There is a lot more history here. I am not perfect. I am also not innocent. I had an EA several years ago. The OM lived out of the country so there was no physical contact. He was my sounding board to my effed up life. Just prior to that and for a full year, my H was on dating websites and meeting other women. Prior to that, there were several different EA's on my H's part, many times I knew something was going on but did not pursue finding the evidence. I know there was a PA at one point when my OB diagnosed me with chlamydia. Yes, it is a long and sad tale.

He refuses MC. He believes all therapy is a farce. 

I am petrified. Immobilized. I have lost my voice in this relationship. Everything I say is met with a rebuttal. My words are twisted. My actions become the focal point. Simply put, I do all of the wrong. He is always right. Always. I know, of course, that he's not. 

He surprised me with a vacation this weekend. I am going to be selfish. I am going to take this vacation and put my actions on hold. Call it my last hurrah?! Maybe I can find the courage by the time we return for the big confrontation?

I truly appreciate the support I have received. I have a feeling I'm going to be needing a lot more within the coming weeks/months/years.


----------



## sigma1299 (May 26, 2011)

Solo I hate to say it but your marriage is badly broken, quite possibly beyond repair. You may be better served to recognize it for what it is and move on. You may find it a relief in your life if you stop trying to keep something glued together that should have been allowed to fall apart years ago. It's a hard thing to end a marriage and only you and your H can decide which course is right, but to save the marriage both of you have to be committed to it. With as much bad history as the two of you have true reconciliation will be difficult and if your H refuses counseling just that much more so. Good luck.
_Posted via Mobile Device_


----------



## Jellybeans (Mar 8, 2011)

Solo Me said:


> There is a lot more history here. I am not perfect. I am also not innocent. I had an EA several years ago. The OM lived out of the country so there was no physical contact. He was my sounding board to my effed up life. Just prior to that and for a full year, my H was on dating websites and meeting other women. Prior to that, there were several different EA's on my H's part, many times I knew something was going on but did not pursue finding the evidence. I know there was a PA at one point


Your story has some similarities to mine. 

I wouldn't go on vacation with him unless he ends all contact with her. I'd also tell him MC is a non-negotiable.


----------



## oaksthorne (Mar 4, 2011)

Jellybeans said:


> Your story has some similarities to mine.
> 
> I wouldn't go on vacation with him unless he ends all contact with her. I'd also tell him MC is a non-negotiable.


Ditto. This guy needs to get his s**T together or get out. You are better than this my friend! You can get along without this man if he will not be the husband you deserve, and you do deserve better. Nothing you have ever done ever, is an excuse for him to be a lying, cheating, scum bag. You are letting him have his cake. There is nothing here to dote on, he is playing you and insulting your intelligence.


----------



## Solo Me (Sep 27, 2011)

Thank you for your words of advice and support. 

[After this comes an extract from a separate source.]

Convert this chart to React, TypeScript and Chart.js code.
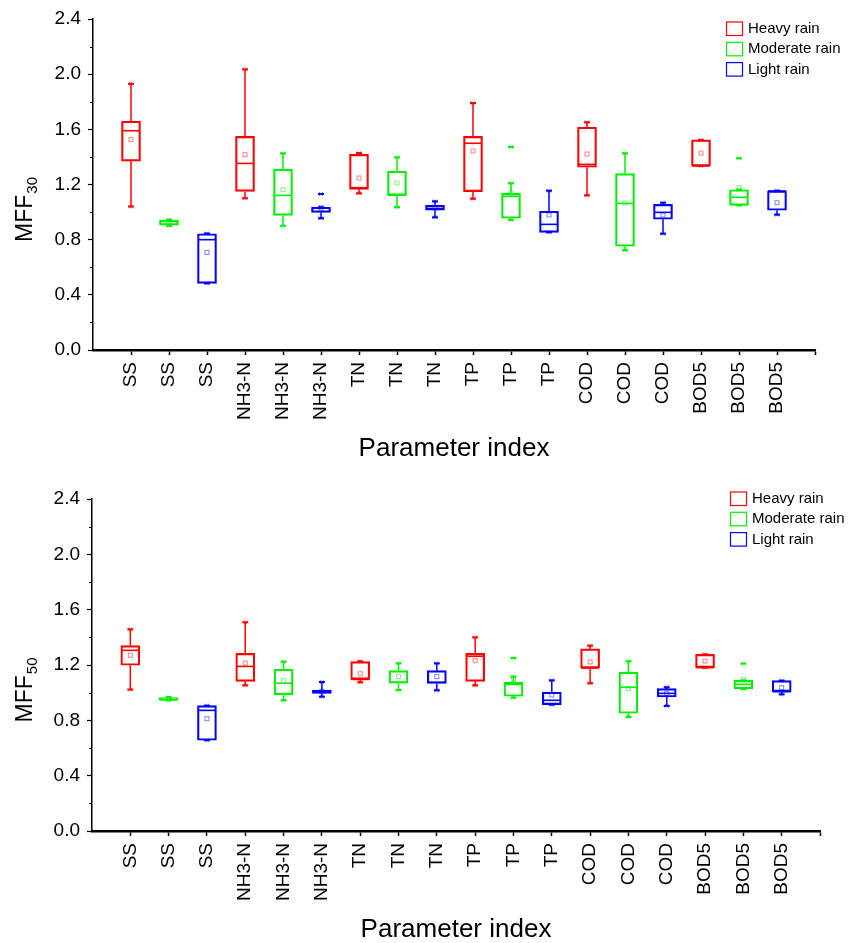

I had a conversation with my H this evening. To be succinct, I informed him that I was not going to put up with his behavior any longer. He composed a text in front of me and sent it to her. Without going into the full details of the text, he told her not to contact him again. 

I will pick up a VAR tomorrow. As far as I know, I have access to all of his online communication. He rarely goes on his computer at home and has very limited access to outside programs at his office. The IT Dept. has constant monitoring. I am checking his cell usage multiple times per day (obsessing? yes!). His cell phone has tracking so I know where he is at all times.

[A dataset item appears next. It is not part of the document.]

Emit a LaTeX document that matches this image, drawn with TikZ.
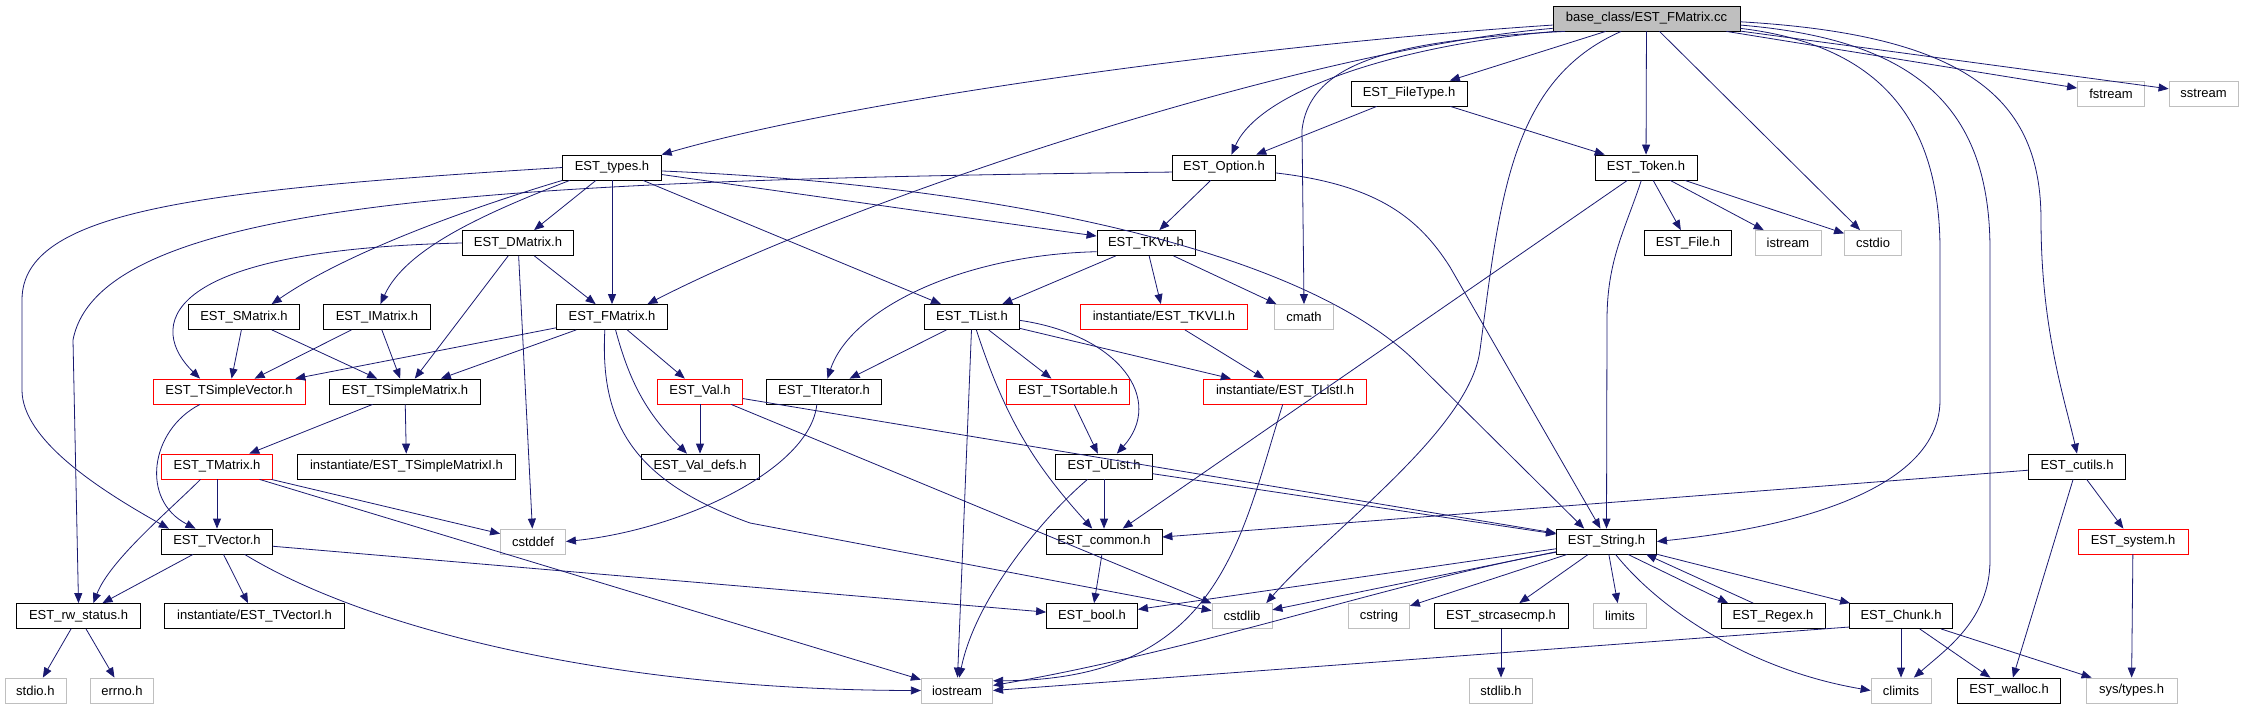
\documentclass[tikz,border=0pt]{standalone}
\usepackage{fontspec}
\setmainfont{Liberation Sans}
\usetikzlibrary{arrows.meta,calc}
\usepackage{xcolor}
\definecolor{incl}{HTML}{191970}
\definecolor{sysgray}{HTML}{BFBFBF}

\begin{document}
\begin{tikzpicture}[x=1pt,y=-1pt,
  box/.style={rectangle, minimum height=25pt, inner sep=0pt, line width=0.8pt, font=\fontsize{13}{15}\selectfont},
  hdr/.style={box, draw=black},
  hdrred/.style={box, draw=red},
  sys/.style={box, draw=sysgray},
  root/.style={box, draw=black, fill=sysgray},
  inc/.style={draw=incl, line width=0.8pt, -{Triangle[length=10pt,width=8pt]}}]
  \useasboundingbox (0,0) rectangle (2244,709);

  \node[root, minimum width=187pt] (cc) at (1646.5,18.5) {base\_class/EST\_FMatrix.cc};
  \node[hdr, minimum width=116pt] (filetype) at (1409,93.5) {EST\_FileType.h};
  \node[sys, minimum width=67pt] (fstream) at (2111,93.5) {fstream};
  \node[sys, minimum width=69pt] (sstream) at (2203.5,93.5) {sstream};
  \node[hdr, minimum width=98.5pt] (types) at (612,167.5) {EST\_types.h};
  \node[hdr, minimum width=103.5pt] (option) at (1224,167.5) {EST\_Option.h};
  \node[hdr, minimum width=102pt] (token) at (1646,167.5) {EST\_Token.h};
  \node[hdr, minimum width=111.5pt] (dmatrix) at (518,243) {EST\_DMatrix.h};
  \node[hdr, minimum width=98pt] (tkvl) at (1146,243) {EST\_TKVL.h};
  \node[hdr, minimum width=86.6pt] (file) at (1688,243) {EST\_File.h};
  \node[sys, minimum width=66pt] (istream) at (1788,243) {istream};
  \node[sys, minimum width=57pt] (cstdio) at (1873,243) {cstdio};
  \node[hdr, minimum width=111pt] (smatrix) at (244,317) {EST\_SMatrix.h};
  \node[hdr, minimum width=107pt] (imatrix) at (377,317) {EST\_IMatrix.h};
  \node[hdr, minimum width=111pt] (fmatrix) at (612,317) {EST\_FMatrix.h};
  \node[hdr, minimum width=94.5pt] (tlist) at (972,317) {EST\_TList.h};
  \node[hdrred, minimum width=167pt] (tkvli) at (1164,317) {instantiate/EST\_TKVLI.h};
  \node[sys, minimum width=59pt] (cmath) at (1304,317) {cmath};
  \node[hdrred, minimum width=152pt] (tsvector) at (229,391.5) {EST\_TSimpleVector.h};
  \node[hdr, minimum width=151pt] (tsmatrix) at (405,391.5) {EST\_TSimpleMatrix.h};
  \node[hdrred, minimum width=85pt] (val) at (700,391.5) {EST\_Val.h};
  \node[hdr, minimum width=115pt] (titer) at (824,391.5) {EST\_TIterator.h};
  \node[hdrred, minimum width=122.5pt] (tsortable) at (1068,391.5) {EST\_TSortable.h};
  \node[hdrred, minimum width=163pt] (tlisti) at (1285,391.5) {instantiate/EST\_TListI.h};
  \node[hdrred, minimum width=110.5pt] (tmatrix) at (217,466.5) {EST\_TMatrix.h};
  \node[hdr, minimum width=218pt] (tsmatrixi) at (406.5,466.5) {instantiate/EST\_TSimpleMatrixI.h};
  \node[hdr, minimum width=118pt] (valdefs) at (700,466.5) {EST\_Val\_defs.h};
  \node[hdr, minimum width=96.5pt] (ulist) at (1104,466.5) {EST\_UList.h};
  \node[hdr, minimum width=97pt] (cutils) at (2077,466.5) {EST\_cutils.h};
  \node[hdr, minimum width=111pt] (tvector) at (217,541.5) {EST\_TVector.h};
  \node[sys, minimum width=65pt] (cstddef) at (533,541.5) {cstddef};
  \node[hdr, minimum width=116pt] (common) at (1104,541.5) {EST\_common.h};
  \node[hdr, minimum width=100pt] (string) at (1606.5,541.5) {EST\_String.h};
  \node[hdrred, minimum width=110pt] (system) at (2133,541.5) {EST\_system.h};
  \node[hdr, minimum width=123.5pt] (rwstatus) at (78.5,616) {EST\_rw\_status.h};
  \node[hdr, minimum width=180pt] (tvectori) at (254.5,616) {instantiate/EST\_TVectorI.h};
  \node[hdr, minimum width=91pt] (bool) at (1092,616) {EST\_bool.h};
  \node[sys, minimum width=60pt] (cstdlib) at (1242,616) {cstdlib};
  \node[sys, minimum width=61pt] (cstring) at (1379,616) {cstring};
  \node[hdr, minimum width=134pt] (strcasecmp) at (1501,616) {EST\_strcasecmp.h};
  \node[sys, minimum width=53pt] (limits) at (1620,616) {limits};
  \node[hdr, minimum width=104pt] (regex) at (1773,616) {EST\_Regex.h};
  \node[hdr, minimum width=103pt] (chunk) at (1901,616) {EST\_Chunk.h};
  \node[sys, minimum width=61pt] (stdio) at (35.4,690.5) {stdio.h};
  \node[sys, minimum width=63pt] (errno) at (122,690.5) {errno.h};
  \node[sys, minimum width=71.4pt] (iostream) at (957,690.5) {iostream};
  \node[sys, minimum width=63pt] (stdlib) at (1501,690.5) {stdlib.h};
  \node[sys, minimum width=60pt] (climits) at (1901,690.5) {climits};
  \node[hdr, minimum width=103pt] (walloc) at (2009,690.5) {EST\_walloc.h};
  \node[sys, minimum width=91pt] (systypes) at (2131.5,690.5) {sys/types.h};

  \draw[inc] (cc.184) .. controls (1250,45) and (850,100) .. (types.north east);
  \draw[inc] (cc.186) .. controls (1300,50) and (850,200) .. (fmatrix.20);
  \draw[inc] (cc.188) .. controls (1400,45) and (1260,90) .. (option.60);
  \draw[inc] (cc.189) .. controls (1400,40) and (1310,60) .. (1302,130) -- (cmath.north);
  \draw[inc] (cc) -- (filetype);
  \draw[inc] (cc) -- (token);
  \draw[inc] (cc) -- (cstdio);
  \draw[inc] (cc) -- (fstream);
  \draw[inc] (cc) -- (sstream);
  \draw[inc] (cc.207) .. controls (1510,80) and (1500,200) .. (1480,350) .. controls (1470,430) and (1330,530) .. (cstdlib.28);
  \draw[inc] (cc.354) .. controls (1880,45) and (1940,120) .. (1940,250) -- (1940,400) .. controls (1940,510) and (1720,535) .. (string.east);
  \draw[inc] (cc.356) .. controls (1920,40) and (1990,110) .. (1990,250) -- (1990,560) .. controls (1990,620) and (1945,650) .. (climits.45);
  \draw[inc] (cc.358) .. controls (1970,35) and (2041,100) .. (2041,220) .. controls (2041,330) and (2065,400) .. (cutils.north);

  \draw[inc] (filetype) -- (option);
  \draw[inc] (filetype) -- (token);

  \draw[inc] (types.west) .. controls (200,190) and (22,210) .. (22,300) -- (22,390) .. controls (22,440) and (100,490) .. (tvector.165);
  \draw[inc] (types.south west) .. controls (480,205) and (350,250) .. (smatrix.25);
  \draw[inc] (types.197) .. controls (480,215) and (405,250) .. (imatrix.75);
  \draw[inc] (types) -- (dmatrix);
  \draw[inc] (types) -- (fmatrix);
  \draw[inc] (types) -- (tlist);
  \draw[inc] (types) -- (tkvl);
  \draw[inc] (types.356) .. controls (1000,185) and (1300,250) .. (1414,360) -- (string.150);

  \draw[inc] (option) -- (tkvl);
  \draw[inc] (option.354) .. controls (1380,185) and (1420,220) .. (1450,267) -- (string.115);
  \draw[inc] (option.185) .. controls (500,180) and (100,200) .. (73,340) -- (rwstatus.north);

  \draw[inc] (token) -- (file);
  \draw[inc] (token) -- (istream);
  \draw[inc] (token) -- (cstdio);
  \draw[inc] (token) -- (common);
  \draw[inc] (token.250) .. controls (1625,230) and (1607,260) .. (1607,320) -- (string.north);

  \draw[inc] (dmatrix) -- (fmatrix);
  \draw[inc] (dmatrix) -- (tsmatrix);
  \draw[inc] (dmatrix) -- (cstddef);
  \draw[inc] (dmatrix.west) .. controls (150,250) and (150,330) .. (tsvector.156);

  \draw[inc] (tkvl) -- (tlist);
  \draw[inc] (tkvl) -- (tkvli);
  \draw[inc] (tkvl) -- (cmath);
  \draw[inc] (tkvl.190) .. controls (960,255) and (850,310) .. (titer.75);

  \draw[inc] (smatrix) -- (tsvector);
  \draw[inc] (smatrix) -- (tsmatrix);
  \draw[inc] (imatrix) -- (tsvector);
  \draw[inc] (imatrix) -- (tsmatrix);
  \draw[inc] (fmatrix) -- (tsvector);
  \draw[inc] (fmatrix) -- (tsmatrix);
  \draw[inc] (fmatrix) -- (val);
  \draw[inc] (fmatrix) to[bend right=15] (valdefs);
  \draw[inc] (fmatrix.241) .. controls (600,420) and (630,480) .. (750,523) -- (cstdlib.170);

  \draw[inc] (tlist) -- (titer);
  \draw[inc] (tlist) -- (tsortable);
  \draw[inc] (tlist) -- (tlisti);
  \draw[inc] (tlist) -- (iostream);
  \draw[inc] (tlist) to[bend right=12] (common);
  \draw[inc] (tlist.356) .. controls (1120,335) and (1165,400) .. (ulist.45);
  \draw[inc] (tkvli) -- (tlisti);

  \draw[inc] (val) -- (valdefs);
  \draw[inc] (val) -- (string);
  \draw[inc] (val) -- (cstdlib);
  \draw[inc] (titer.241) .. controls (810,470) and (680,530) .. (cstddef.east);
  \draw[inc] (tsortable) -- (ulist);
  \draw[inc] (tlisti.260) .. controls (1240,540) and (1220,680) .. (iostream.15);
  \draw[inc] (tsvector.204) .. controls (150,430) and (140,500) .. (tvector.149);
  \draw[inc] (tsmatrix) -- (tmatrix);
  \draw[inc] (tsmatrix) -- (tsmatrixi);

  \draw[inc] (tmatrix) -- (tvector);
  \draw[inc] (tmatrix.218) .. controls (170,510) and (110,560) .. (rwstatus.41);
  \draw[inc] (tmatrix) -- (cstddef);
  \draw[inc] (tmatrix) -- (iostream);
  \draw[inc] (ulist) -- (common);
  \draw[inc] (ulist.218) .. controls (1040,520) and (975,600) .. (iostream.80);
  \draw[inc] (ulist) -- (string);
  \draw[inc] (cutils) -- (common);
  \draw[inc] (cutils) -- (walloc);
  \draw[inc] (cutils) -- (system);

  \draw[inc] (tvector) -- (rwstatus);
  \draw[inc] (tvector) -- (tvectori);
  \draw[inc] (tvector) -- (bool);
  \draw[inc] (tvector.335) .. controls (360,625) and (600,690) .. (iostream.west);
  \draw[inc] (common) -- (bool);
  \draw[inc] (string) -- (bool);
  \draw[inc] (string) -- (cstdlib);
  \draw[inc] (string) -- (cstring);
  \draw[inc] (string) -- (strcasecmp);
  \draw[inc] (string) -- (limits);
  \draw[inc] (string.329) -- (regex.164);
  \draw[inc] (regex.147) -- (string.342);
  \draw[inc] (string) -- (chunk);
  \draw[inc] (string.192) .. controls (1400,580) and (1200,650) .. (iostream.8);
  \draw[inc] (string.305) .. controls (1660,610) and (1750,670) .. (climits.west);
  \draw[inc] (system) -- (systypes);

  \draw[inc] (rwstatus) -- (stdio);
  \draw[inc] (rwstatus) -- (errno);
  \draw[inc] (strcasecmp) -- (stdlib);
  \draw[inc] (chunk.192) -- (iostream.east);
  \draw[inc] (chunk) -- (climits);
  \draw[inc] (chunk) -- (walloc);
  \draw[inc] (chunk) -- (systypes);
\end{tikzpicture}
\end{document}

I believe that this most recent A is not a PA... yet. There is no way to know for certain, I suppose. My biggest concern is that he has gone underground at this point. I am now like a dog with a bone. I refuse to let go and believe anything he says. His life is now under my microscope.

I am concerned that his male assistant is in collusion with him. He can easily facilitate phone calls between them - be it at the office or connecting to his cell phone. What to do with that, I'm not certain.

I have also spent quite a bit of time reading this evening - both in the forums, blogs and a new book on dealing with infidelity. I am a sponge right now and welcome any and all advice. Without the bravery of others, sharing their stories and advice, I would not be able to find what little strength I have to forge ahead.

Thank you. Thank you. Thank you.


----------



## Geoffrey Marsh (Aug 11, 2011)

Solo,

You might have put the fire out...so to speak. Looks like you are doing the right things.

The #1 thing at this point is to keep your radar up and running, and it sounds like you got that covered.

After things settle down (emotionally) you can then start to rebuild. Don't try and rush this part.

Good Luck


----------



## Solo Me (Sep 27, 2011)

Things have been calm on the EA front the past two weeks... until today. The (*&#@ texted my H another picture. I know it will be deleted before he arrives home from work. 

My questions is this: Since the OW is not married, do I contact her? Do I confront my H about it? Do I lay low and see if he responds to her text? 

I'm so angry right now, I'm shaking. 

Thanks for any and all input!


----------



## Hope1964 (Sep 26, 2011)

It's up to him to maintain no contact. He should be telling you what she did and what he did in response (which had damned well better be that he deleted it and did not reply). If he is still hiding stuff, he isn't doing what he needs to.


----------



## Geoffrey Marsh (Aug 11, 2011)

Hope1964 said:


> It's up to him to maintain no contact. He should be telling you what she did and what he did in response (which had damned well better be that he deleted it and did not reply). If he is still hiding stuff, he isn't doing what he needs to.


I agree, it is with out a doubt up to him. I would however ask you husband to change his number. 

Keep your guard up....did he respond to the text? If he did they are still communicating. 

Also, even if he didn't respond...he still saw the picture. He has to change his number.


----------